Here’s what you’ll learn when you read this story:
- Batteries have powered the clean energy revolution, but their chemistry can make them too slow and too bulky for applications that demand massive power bursts in seconds.
- A decades-old technology called the supercapacitor is getting a second look as AI data centers, public transport systems, and renewable energy grids create sudden, unpredictable increases in power demand that batteries struggle to meet.
- In the future, pairing supercapacitors with batteries could offer a cheaper, longer-lasting, and more flexible solution than batteries alone.
When cloud cover parks itself over a solar farm or an AI data center receives a sudden surge in computing requests, the grid has seconds—or less—to compensate before those disturbances can cascade into larger failures. And our current energy infrastructure isn’t enough to handle these complexities, which the ever-growing energy demands of the future will only multiply.
But imagine a solution that allows lightning-fast charging whenever it’s needed. An electric bus could top up its energy in 15-second bursts, never having to stop for a full battery replenishment, for instance. Batteries are excellent for storing energy, but not so great at delivering bursts of power or charging quickly. As the boom in AI data centers and renewable energy pushes demand to new extremes, the world will need a solution that does both.
Increasingly, engineers are turning to an old solution to handle these spiky new demands. Developed in the 1950s, supercapacitors are like batteries that deliver large bursts of power and last for decades with minimal wear and tear. While they have long occupied a niche role in industrial equipment and consumer electronics, many engineers think they may become more important as renewable energy, AI, and electrified transport put new stress on the grid. Pairing a supercapacitor’s power with a lithium-ion’s deep energy reserves might be one key solution our grid needs.
“The world is slowly electrifying everything,” says Yury Gogotsi, professor in the Department of Materials Science and Engineering at Drexel University. “So that means we need a variety of ways of harvesting and storing electrical energy.”
Gogotsi says that different energy needs require specialized solutions. “There is no such thing as one size fits all in energy storage and harvesting,” he says. Supercapacitors are better suited than batteries for tasks with a demand for intermittent spikes of energy or that need to happen very quickly. The distinction between the two comes down to how they handle charge. In lithium-ion batteries, ions physically move into the crystalline structure of their material, and energy is harvested as their chemical bonds form and break. The process allows a ton of energy to be stored, but it takes time due to the movement of atoms and causes wear and tear on the physical structure over time.

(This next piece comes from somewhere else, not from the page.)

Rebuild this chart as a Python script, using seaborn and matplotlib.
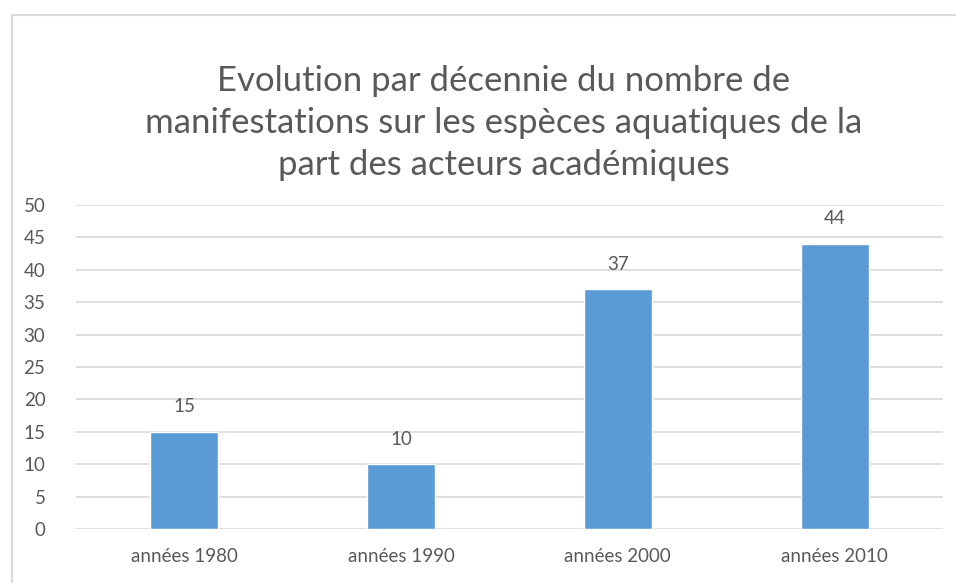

Supercapacitors work differently. The charges park themselves on the outside of the electrode, effectively using electrostatic attraction. Because they’re not moving into the crystal structure, there’s very little degradation over time, and they charge and discharge in a fraction of the time a battery takes. The tradeoff is that they can’t store as much energy.

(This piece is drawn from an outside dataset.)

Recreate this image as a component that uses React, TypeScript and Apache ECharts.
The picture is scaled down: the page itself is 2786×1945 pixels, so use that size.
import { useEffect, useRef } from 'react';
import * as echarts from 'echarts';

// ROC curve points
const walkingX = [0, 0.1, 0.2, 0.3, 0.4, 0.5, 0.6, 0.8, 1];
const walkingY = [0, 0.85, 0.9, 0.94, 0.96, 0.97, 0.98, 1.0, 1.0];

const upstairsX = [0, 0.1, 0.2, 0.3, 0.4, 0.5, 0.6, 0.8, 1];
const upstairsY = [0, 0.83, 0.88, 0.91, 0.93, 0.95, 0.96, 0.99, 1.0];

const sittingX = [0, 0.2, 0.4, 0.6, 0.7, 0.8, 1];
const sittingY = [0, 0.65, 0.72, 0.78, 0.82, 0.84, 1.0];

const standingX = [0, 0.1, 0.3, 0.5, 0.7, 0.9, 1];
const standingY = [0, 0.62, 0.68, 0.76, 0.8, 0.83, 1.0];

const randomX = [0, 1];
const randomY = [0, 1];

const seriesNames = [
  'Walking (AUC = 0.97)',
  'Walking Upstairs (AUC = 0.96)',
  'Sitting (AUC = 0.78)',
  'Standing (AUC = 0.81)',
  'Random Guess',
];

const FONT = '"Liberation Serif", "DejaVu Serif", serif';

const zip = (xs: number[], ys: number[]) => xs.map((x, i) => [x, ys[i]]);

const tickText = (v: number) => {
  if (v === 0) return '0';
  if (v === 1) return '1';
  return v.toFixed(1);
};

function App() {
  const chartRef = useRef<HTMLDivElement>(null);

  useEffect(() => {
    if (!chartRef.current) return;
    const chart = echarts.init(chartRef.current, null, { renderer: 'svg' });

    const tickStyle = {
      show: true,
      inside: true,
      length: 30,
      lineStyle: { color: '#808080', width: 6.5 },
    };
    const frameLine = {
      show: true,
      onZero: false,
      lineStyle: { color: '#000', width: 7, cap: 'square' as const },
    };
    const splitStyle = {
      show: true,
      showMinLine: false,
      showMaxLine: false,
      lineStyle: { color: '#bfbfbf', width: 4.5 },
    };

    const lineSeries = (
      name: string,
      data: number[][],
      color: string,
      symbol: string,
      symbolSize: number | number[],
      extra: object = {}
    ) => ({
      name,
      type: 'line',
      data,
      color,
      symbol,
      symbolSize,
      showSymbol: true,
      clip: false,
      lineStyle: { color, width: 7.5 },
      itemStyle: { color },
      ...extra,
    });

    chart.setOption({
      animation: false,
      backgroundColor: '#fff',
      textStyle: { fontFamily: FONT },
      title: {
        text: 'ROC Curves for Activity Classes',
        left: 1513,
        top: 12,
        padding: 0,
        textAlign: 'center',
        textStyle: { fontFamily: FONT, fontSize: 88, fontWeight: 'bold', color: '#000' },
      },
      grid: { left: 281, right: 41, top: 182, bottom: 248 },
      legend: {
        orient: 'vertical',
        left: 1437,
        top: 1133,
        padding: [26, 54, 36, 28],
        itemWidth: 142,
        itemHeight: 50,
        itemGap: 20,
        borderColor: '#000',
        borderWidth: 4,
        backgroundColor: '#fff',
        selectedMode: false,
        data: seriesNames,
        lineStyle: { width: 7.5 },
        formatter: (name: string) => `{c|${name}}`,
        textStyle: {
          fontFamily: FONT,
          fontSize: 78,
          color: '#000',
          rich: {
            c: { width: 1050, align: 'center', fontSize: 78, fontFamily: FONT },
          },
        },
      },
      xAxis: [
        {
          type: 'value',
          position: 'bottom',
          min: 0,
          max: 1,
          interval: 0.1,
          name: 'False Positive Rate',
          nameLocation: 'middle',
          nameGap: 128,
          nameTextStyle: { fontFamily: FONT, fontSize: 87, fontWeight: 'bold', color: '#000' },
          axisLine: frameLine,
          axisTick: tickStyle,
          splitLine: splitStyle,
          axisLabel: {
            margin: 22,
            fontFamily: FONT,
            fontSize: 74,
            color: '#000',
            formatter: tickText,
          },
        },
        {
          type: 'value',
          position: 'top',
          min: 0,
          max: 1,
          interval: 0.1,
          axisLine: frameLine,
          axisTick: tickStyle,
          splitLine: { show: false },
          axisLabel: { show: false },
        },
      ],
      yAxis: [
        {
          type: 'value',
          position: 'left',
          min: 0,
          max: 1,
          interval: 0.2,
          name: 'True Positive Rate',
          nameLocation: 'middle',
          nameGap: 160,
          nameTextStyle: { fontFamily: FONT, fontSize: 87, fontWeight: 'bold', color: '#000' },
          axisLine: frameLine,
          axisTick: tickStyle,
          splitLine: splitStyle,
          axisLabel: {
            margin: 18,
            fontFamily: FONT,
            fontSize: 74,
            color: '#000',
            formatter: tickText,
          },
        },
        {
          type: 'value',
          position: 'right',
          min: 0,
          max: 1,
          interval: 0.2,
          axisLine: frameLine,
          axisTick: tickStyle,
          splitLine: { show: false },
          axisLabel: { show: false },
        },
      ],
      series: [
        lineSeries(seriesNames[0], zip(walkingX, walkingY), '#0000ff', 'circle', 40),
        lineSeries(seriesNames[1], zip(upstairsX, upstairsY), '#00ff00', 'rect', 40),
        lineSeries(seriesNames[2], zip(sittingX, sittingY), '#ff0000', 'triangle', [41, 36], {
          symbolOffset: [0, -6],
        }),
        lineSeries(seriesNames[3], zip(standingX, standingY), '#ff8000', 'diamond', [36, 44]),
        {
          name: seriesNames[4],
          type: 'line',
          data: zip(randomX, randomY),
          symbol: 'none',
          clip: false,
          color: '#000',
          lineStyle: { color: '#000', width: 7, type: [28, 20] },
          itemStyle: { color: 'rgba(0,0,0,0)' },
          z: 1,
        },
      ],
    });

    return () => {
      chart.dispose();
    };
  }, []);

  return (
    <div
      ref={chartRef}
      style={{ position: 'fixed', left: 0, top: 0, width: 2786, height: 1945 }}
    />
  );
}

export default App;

This ability to respond reliably and instantaneously is why the technology is already being deployed in a number of high-stakes applications. In one example, the Airbus A380 jumbo jet uses these supercapacitors to power the aircraft’s 16 emergency doors. In the event of a catastrophic failure, the doors must blow open instantly. Whereas a traditional battery might have degraded over years of just sitting there, the supercapacitors can be counted on to work reliably.
Gogotsi and others think that the real benefit will be to use supercapacitors in parallel with batteries to bridge gaps in power demand.
“Delivering high power to stabilize the network for two to three seconds. This is really where supercapacitors can make a difference,” says Patrice Simon, professor of materials science at the University of Toulouse in France.
Supercapacitors are increasingly used to power public transport systems, he says. A system of electric buses in Switzerland uses supercapacitors that charge during brief stops—sometimes as short as 15 seconds—along their routes. This instantaneous charging allows the buses to run all day without long breaks and reduces strain from sudden power draws on the grid. In this application, the energy needs are small but frequent, which works well with the supercapacitor’s capabilities.
As Gogotsi mentioned, in some cases, the best approach is not to choose between batteries and supercapacitors, but to combine them. This is exactly the design of the world’s first large grid-scale hybrid installations unveiled in China this year, which comprises a hybrid configuration of lithium iron phosphate batteries and supercapacitors. Battery storage allows the system to save energy for later, when it is needed to smooth out spikes in electricity demand and avoid overwhelm, such as during a heat wave when everyone turns on their air conditioners at once. And the supercapacitors deliver minute- to millisecond-level responses, allowing the system to react instantly and keep the grid running steadily.
Could this combination turn blackouts off for good? Don’t get rid of your candles just yet, says Gogotsi. Blackouts will still occur due to infrastructure damage during storms, for example, when a tree takes down power lines or lightning strikes a transformer. Blackouts that are caused by strain on the grid, however, will be a thing of the past.
Monique Brouillette is a freelance contributor who writes about biology.